◆ Given task ◆
Working from the top of the listing below, retype each line through the line containing "y_ticks = [0, 5, 10, 15, 20]", both included, with no pictures.
■ ■ ■ ■
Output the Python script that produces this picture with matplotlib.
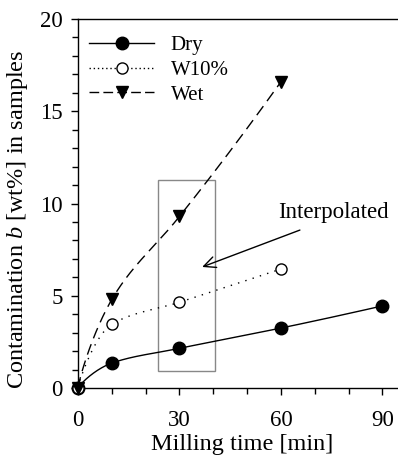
import matplotlib
matplotlib.use('Agg')
import matplotlib.pyplot as plt
import numpy as np
from matplotlib.patches import Rectangle

plt.rcParams['font.family'] = ['Liberation Serif', 'DejaVu Serif']
plt.rcParams['mathtext.fontset'] = 'custom'
plt.rcParams['mathtext.it'] = 'Liberation Serif:italic'
plt.rcParams['mathtext.rm'] = 'Liberation Serif'

# data
t_dry = [0, 10, 30, 60, 90]
c_dry = [0, 1.35, 2.15, 3.25, 4.45]
t_w10 = [0, 10, 30, 60]
c_w10 = [0, 3.45, 4.65, 6.45]
t_wet = [0, 10, 30, 60]
c_wet = [0, 4.8, 9.3, 16.6]

x_ticks = [0, 30, 60, 90]
y_ticks = [0, 5, 10, 15, 20]


def smooth(x, y, n=300):
    # monotone cubic (pchip style) through the points
    s = np.asarray(x, float) ** 0.85
    y = np.asarray(y, float)
    h = np.diff(s)
    d = np.diff(y) / h
    m = np.zeros_like(y)
    m[0] = ((2 * h[0] + h[1]) * d[0] - h[0] * d[1]) / (h[0] + h[1])
    m[-1] = ((2 * h[-1] + h[-2]) * d[-1] - h[-1] * d[-2]) / (h[-1] + h[-2])
    for i in range(1, len(y) - 1):
        if d[i - 1] * d[i] > 0:
            w1 = 2 * h[i] + h[i - 1]
            w2 = h[i] + 2 * h[i - 1]
            m[i] = (w1 + w2) / (w1 / d[i - 1] + w2 / d[i])
    ss = np.linspace(s[0], s[-1], n)
    idx = np.clip(np.searchsorted(s, ss) - 1, 0, len(h) - 1)
    u = (ss - s[idx]) / h[idx]
    h00 = 2 * u**3 - 3 * u**2 + 1
    h10 = u**3 - 2 * u**2 + u
    h01 = -2 * u**3 + 3 * u**2
    h11 = u**3 - u**2
    yy = h00 * y[idx] + h10 * h[idx] * m[idx] + h01 * y[idx + 1] + h11 * h[idx] * m[idx + 1]
    return ss ** (1 / 0.85), yy


fig = plt.figure(figsize=(3.98, 4.59), dpi=100)
ax = fig.add_axes([78 / 398, 71 / 459, 320 / 398, 369 / 459])

lw = 1.0
xs, ys = smooth(t_dry, c_dry)
ax.plot(xs, ys, color='black', lw=lw, ls='-')
ax.plot(t_dry, c_dry, ls='none', marker='o', ms=9, mfc='black', mec='black',
        clip_on=False, zorder=4)
xs, ys = smooth(t_w10, c_w10)
ax.plot(xs, ys, color='black', lw=lw, ls=(0, (1, 4.5)))
ax.plot(t_w10, c_w10, ls='none', marker='o', ms=8, mfc='white', mec='black', mew=1,
        clip_on=False, zorder=4)
xs, ys = smooth(t_wet, c_wet)
ax.plot(xs, ys, color='black', lw=lw, ls=(0, (8, 4.5)))
ax.plot(t_wet, c_wet, ls='none', marker='v', ms=9, mfc='black', mec='black',
        clip_on=False, zorder=4)

# legend handles
ax.plot([], [], color='black', lw=lw, marker='o', ms=9, label='Dry')
ax.plot([], [], color='black', lw=lw, ls=(0, (1, 2)), marker='o', ms=8,
        mfc='white', mec='black', label='W10%')
ax.plot([], [], color='black', lw=lw, ls=(0, (7, 3)), marker='v', ms=9, label='Wet')
handles, labels = ax.get_legend_handles_labels()
ax.legend(handles, labels, loc='upper left', frameon=False, fontsize=15,
          handlelength=3.1, handletextpad=0.8, labelspacing=0.25,
          borderaxespad=0.3, bbox_to_anchor=(-0.01, 0.995))

ax.add_patch(Rectangle((23.6, 0.92), 16.9, 10.35, fill=False,
                       edgecolor='#888888', lw=1.0, zorder=1))
ax.text(75.5, 9.5, 'Interpolated', fontsize=16.5, ha='center', va='center')
ax.annotate('', xy=(36.7, 6.56), xytext=(65.6, 8.56),
            arrowprops=dict(arrowstyle='->,head_length=0.85,head_width=0.4',
                            lw=1.0, color='black', shrinkA=0, shrinkB=0))

ax.set_xlim(0, 94.6)
ax.set_ylim(0, 20)
ax.set_xticks(x_ticks)
ax.set_yticks(y_ticks)
ax.set_xticks(np.arange(0, 95, 10), minor=True)
ax.set_yticks(np.arange(0, 20, 1), minor=True)
ax.tick_params(which='both', direction='out', labelsize=16.5, width=1)
ax.tick_params(which='major', length=5)
ax.tick_params(which='minor', length=4)
ax.tick_params(axis='x', which='major', pad=11)
ax.tick_params(axis='y', which='major', pad=6)
ax.spines['right'].set_visible(False)
for sp in ['left', 'bottom', 'top']:
    ax.spines[sp].set_linewidth(1.0)

ax.set_xlabel('Milling time [min]', fontsize=17.5)
ax.set_ylabel('Contamination $b$ [wt%] in samples', fontsize=17.5)
ax.xaxis.set_label_coords(0.5125, -0.125)
ax.yaxis.set_label_coords(-0.15, 0.458)

fig.savefig('out.png', dpi=100)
■ ■ ■ ■
◆ Written solution ◆
Output the Python script that produces this picture with matplotlib.
import matplotlib
matplotlib.use('Agg')
import matplotlib.pyplot as plt
import numpy as np
from matplotlib.patches import Rectangle

plt.rcParams['font.family'] = ['Liberation Serif', 'DejaVu Serif']
plt.rcParams['mathtext.fontset'] = 'custom'
plt.rcParams['mathtext.it'] = 'Liberation Serif:italic'
plt.rcParams['mathtext.rm'] = 'Liberation Serif'

# data
t_dry = [0, 10, 30, 60, 90]
c_dry = [0, 1.35, 2.15, 3.25, 4.45]
t_w10 = [0, 10, 30, 60]
c_w10 = [0, 3.45, 4.65, 6.45]
t_wet = [0, 10, 30, 60]
c_wet = [0, 4.8, 9.3, 16.6]

x_ticks = [0, 30, 60, 90]
y_ticks = [0, 5, 10, 15, 20]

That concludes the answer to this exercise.